Implicit VS Explicit Conversion
Solution 1:
one uses a Y's constructor and one uses the assignment operator though.
Nope. In the second case it's not an assignment, it's an initialization, the assignment operator (operator=
) is never called; instead, a non-explicit
one-parameter constructor (that accepts the type X
as a parameter) is called.
The difference between initialization and assignment is important: in the first case, a new object is being created, and it starts its life with the value that it is being initialized with (hence why a constructor is called), while assignment happens when an object is assigned (~copied) to an object that already exists and already is in a definite state.
Anyway, the two forms of initialization that you wrote differ in the fact that in the first case you are explicitly calling a constructor, and thus any constructor is acceptable; in the second case, you're calling a constructor implicitly, since you're not using the "classical" constructor syntax, but the initialization syntax.
In this case, only one-parameter constructors not marked with explicit
are acceptable. Such constructors are called by some people "converting" constructors, because they are involved in implicit conversions.
As specified in this other answer, any constructor not marked as explicit
can take part in an implicit conversion for e.g. converting an object passed to a function to the type expected by such function. Actually, you may say that it's what happens in your second example: you want to initialize (=create with a value copied from elsewhere) y
with x
, but x
first has to be converted to type Y
, which is done with the implicit constructor.
This kind of implicit conversion is often desirable: think for example to a string class that has a converting (i.e. non-explicit
) constructor from a const char *
: any function that receives a string
parameter can also be called with a "normal" C-string: because of the converting constructor the caller will use C-strings, the callee will receive its string
object.
Still, in some cases one-parameters constructors may not be appropriate for conversion: usually this happens when their only parameter is not conceptually "converted" to the type of the object being created, but it is just a parameter for the construction; think for example about a file stream object: probably it will have a constructor that accepts the name of the file to open, but it makes no sense to say that such string is "converted" to a stream that works on that file.
You can also find some more complex scenarios where these implicit conversions can completely mess-up the behavior that the programmer expects from overload resolution; examples of this can be found in the answers below the one I linked above.
More simply, it can also happen that some constructors may be very heavyweight, so the class designer may want to make sure that they are invoked explicitly.

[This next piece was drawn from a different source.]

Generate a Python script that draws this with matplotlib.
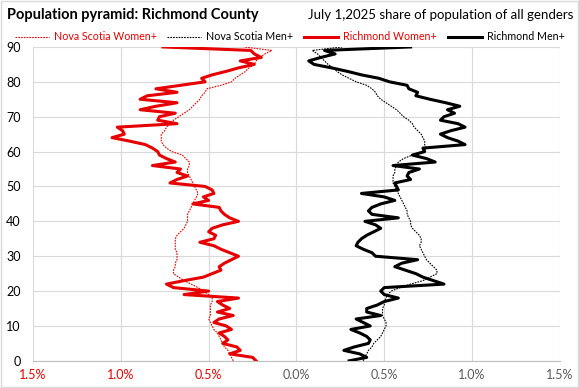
import matplotlib.pyplot as plt
from matplotlib.patches import Rectangle
from matplotlib.ticker import FuncFormatter

plt.rcParams['font.family'] = ['Lato', 'DejaVu Sans']

# ages 0..90 (90 = 90+), share of total population in %
ages = list(range(91))

ns_women = [0.36, 0.37, 0.38, 0.39, 0.41, 0.42, 0.43, 0.44, 0.45, 0.47,
            0.48, 0.49, 0.50, 0.49, 0.49, 0.49, 0.49, 0.48, 0.48, 0.50,
            0.53, 0.56, 0.60, 0.64, 0.67, 0.70, 0.70, 0.69, 0.69, 0.68,
            0.68, 0.68, 0.69, 0.69, 0.69, 0.69, 0.68, 0.66, 0.64, 0.63,
            0.62, 0.62, 0.62, 0.61, 0.60, 0.59, 0.58, 0.57, 0.56, 0.57,
            0.58, 0.59, 0.60, 0.61, 0.62, 0.62, 0.61, 0.61, 0.63, 0.65,
            0.71, 0.74, 0.76, 0.77, 0.77, 0.77, 0.75, 0.74, 0.72, 0.70,
            0.67, 0.64, 0.61, 0.59, 0.57, 0.55, 0.54, 0.52, 0.51, 0.43,
            0.37, 0.35, 0.32, 0.29, 0.27, 0.24, 0.23, 0.21, 0.18, 0.14,
            0.30]

ns_men = [0.38, 0.39, 0.40, 0.41, 0.43, 0.44, 0.46, 0.48, 0.49, 0.50,
          0.51, 0.51, 0.50, 0.49, 0.49, 0.49, 0.50, 0.50, 0.51, 0.52,
          0.54, 0.59, 0.65, 0.72, 0.76, 0.80, 0.80, 0.78, 0.76, 0.74,
          0.73, 0.72, 0.71, 0.70, 0.71, 0.71, 0.70, 0.68, 0.66, 0.65,
          0.65, 0.64, 0.63, 0.63, 0.62, 0.61, 0.60, 0.59, 0.58, 0.57,
          0.56, 0.55, 0.55, 0.55, 0.56, 0.56, 0.57, 0.58, 0.61, 0.66,
          0.72, 0.74, 0.73, 0.73, 0.72, 0.71, 0.69, 0.67, 0.66, 0.64,
          0.61, 0.59, 0.57, 0.54, 0.51, 0.48, 0.46, 0.45, 0.43, 0.40,
          0.34, 0.30, 0.26, 0.23, 0.21, 0.18, 0.16, 0.14, 0.12, 0.09,
          0.26]

richmond_women = [0.23, 0.25, 0.38, 0.32, 0.34, 0.42, 0.39, 0.41, 0.44, 0.37,
                  0.40, 0.47, 0.44, 0.36, 0.45, 0.38, 0.42, 0.45, 0.33, 0.64,
                  0.50, 0.70, 0.74, 0.64, 0.53, 0.48, 0.43, 0.44, 0.41, 0.37,
                  0.33, 0.38, 0.43, 0.47, 0.55, 0.47, 0.46, 0.50, 0.48, 0.42,
                  0.33, 0.38, 0.41, 0.43, 0.44, 0.59, 0.50, 0.53, 0.47, 0.48,
                  0.52, 0.72, 0.68, 0.62, 0.68, 0.66, 0.82, 0.69, 0.74, 0.78,
                  0.79, 0.82, 0.86, 0.95, 1.05, 0.98, 0.99, 1.02, 0.68, 0.79,
                  0.78, 0.69, 0.89, 0.80, 0.68, 0.89, 0.85, 0.68, 0.80, 0.66,
                  0.52, 0.54, 0.48, 0.40, 0.33, 0.24, 0.32, 0.20, 0.24, 0.26,
                  0.76]

richmond_men = [0.30, 0.40, 0.36, 0.27, 0.33, 0.41, 0.42, 0.40, 0.36, 0.31,
                0.42, 0.38, 0.34, 0.48, 0.40, 0.40, 0.46, 0.50, 0.58, 0.50,
                0.48, 0.50, 0.84, 0.78, 0.72, 0.68, 0.62, 0.56, 0.60, 0.69,
                0.45, 0.43, 0.38, 0.34, 0.35, 0.37, 0.40, 0.44, 0.48, 0.45,
                0.39, 0.58, 0.43, 0.41, 0.43, 0.48, 0.56, 0.50, 0.37, 0.58,
                0.57, 0.56, 0.65, 0.63, 0.64, 0.70, 0.55, 0.79, 0.74, 0.66,
                0.73, 0.72, 0.96, 0.92, 0.86, 0.82, 0.88, 0.96, 0.92, 0.82,
                0.84, 0.90, 0.86, 0.93, 0.85, 0.76, 0.68, 0.69, 0.64, 0.63,
                0.53, 0.47, 0.37, 0.29, 0.20, 0.10, 0.07, 0.14, 0.22, 0.16,
                0.65]

x_ticks = [-1.5, -1.0, -0.5, 0.0, 0.5, 1.0, 1.5]
y_ticks = list(range(0, 91, 10))

red = '#E60000'
grey_txt = '#595959'

fig = plt.figure(figsize=(5.79, 3.88), dpi=100)
ax = fig.add_axes([0.057, 0.07, 0.91, 0.809])

# women on the left (negative side)
ax.plot([-v for v in ns_women], ages, color=red, linewidth=0.8, linestyle=(0, (1.5, 1)),
        label='Nova Scotia Women+', zorder=3)
ax.plot(ns_men, ages, color='black', linewidth=0.8, linestyle=(0, (1.5, 1)),
        label='Nova Scotia Men+', zorder=3)
ax.plot([-v for v in richmond_women], ages, color=red, linewidth=2.2,
        label='Richmond Women+', zorder=4)
ax.plot(richmond_men, ages, color='black', linewidth=2.2,
        label='Richmond Men+', zorder=4)

ax.set_xlim(-1.5, 1.5)
ax.set_ylim(0, 90)
ax.set_xticks(x_ticks)
ax.set_yticks(y_ticks)
ax.xaxis.set_major_formatter(FuncFormatter(lambda v, p: f'{abs(v):.1f}%'))
ax.grid(True, color='#D9D9D9', linewidth=0.8)
ax.set_axisbelow(True)
for s in ['top', 'right', 'left']:
    ax.spines[s].set_visible(False)
ax.spines['bottom'].set_color('#BFBFBF')
ax.tick_params(length=0, labelsize=9, colors=grey_txt, pad=6)
ax.tick_params(axis='y', colors='black', pad=9)
for lbl, v in zip(ax.get_xticklabels(), x_ticks):
    if v < 0:
        lbl.set_color(red)

fig.text(0.012, 0.962, 'Population pyramid: Richmond County', fontsize=10.5,
         fontweight='bold', va='center', ha='left')
fig.text(0.99, 0.962, 'July 1,2025 share of population of all genders', fontsize=9.5,
         va='center', ha='right')

leg = fig.legend(loc='center', bbox_to_anchor=(0.5, 0.905), ncol=4, frameon=False,
                 fontsize=7.7, handlelength=3.2, handletextpad=0.45, columnspacing=1.0,
                 borderpad=0.2, labelcolor='linecolor')

fig.patches.append(Rectangle((0.002, 0.003), 0.996, 0.994, transform=fig.transFigure,
                             fill=False, edgecolor='#D9D9D9', linewidth=1))

fig.savefig('out.png', dpi=100)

In these cases, the constructor is marked as explicit
, so it can be used only when called "explicitly as a constructor" and doesn't take part in implicit conversions.
Solution 2:
The first form is direct initialization. The second is copy initialization.
Copy initialization implicitly calls a converting constructor or conversion operator and then explicitly calls a copy constructor (the copy constructor call may be elided, but an accessibility check must still be performed).
Consider a third possibility, which is copy-initialization, but the conversion is explicit:
Y y = Y(x);
or
Y y = (Y)x;
Solution 3:
one uses the assignment operator though
No, it does not. It calls the constructor directly.
The reason why one is explicit and one is implicit is because implicit conversions can happen when you don't want them to. Explicit ones cannot. The easiest example of this is bool.
Let's say that you invent some type which can be either true or false- like a pointer. Then let's further say that you decide that in order to make life easier for your users, you let it convert to bool implicitly. This is great- right up until the point where one of your users does something dumb.
int i = 0;
i = i >> MyUDT();
Oh wait- why does that even compile? You can't shift a MyUDT at all! It compiles because bool
is an integral type. The compiler implicitly converted it to a bool, and then to something that can be shifted. The above code is blatantly dumb- we only want people to be able to convert to a bool, not a bool and anything else that a bool might want to do.
This is why explicit conversion operators were added to C++0x.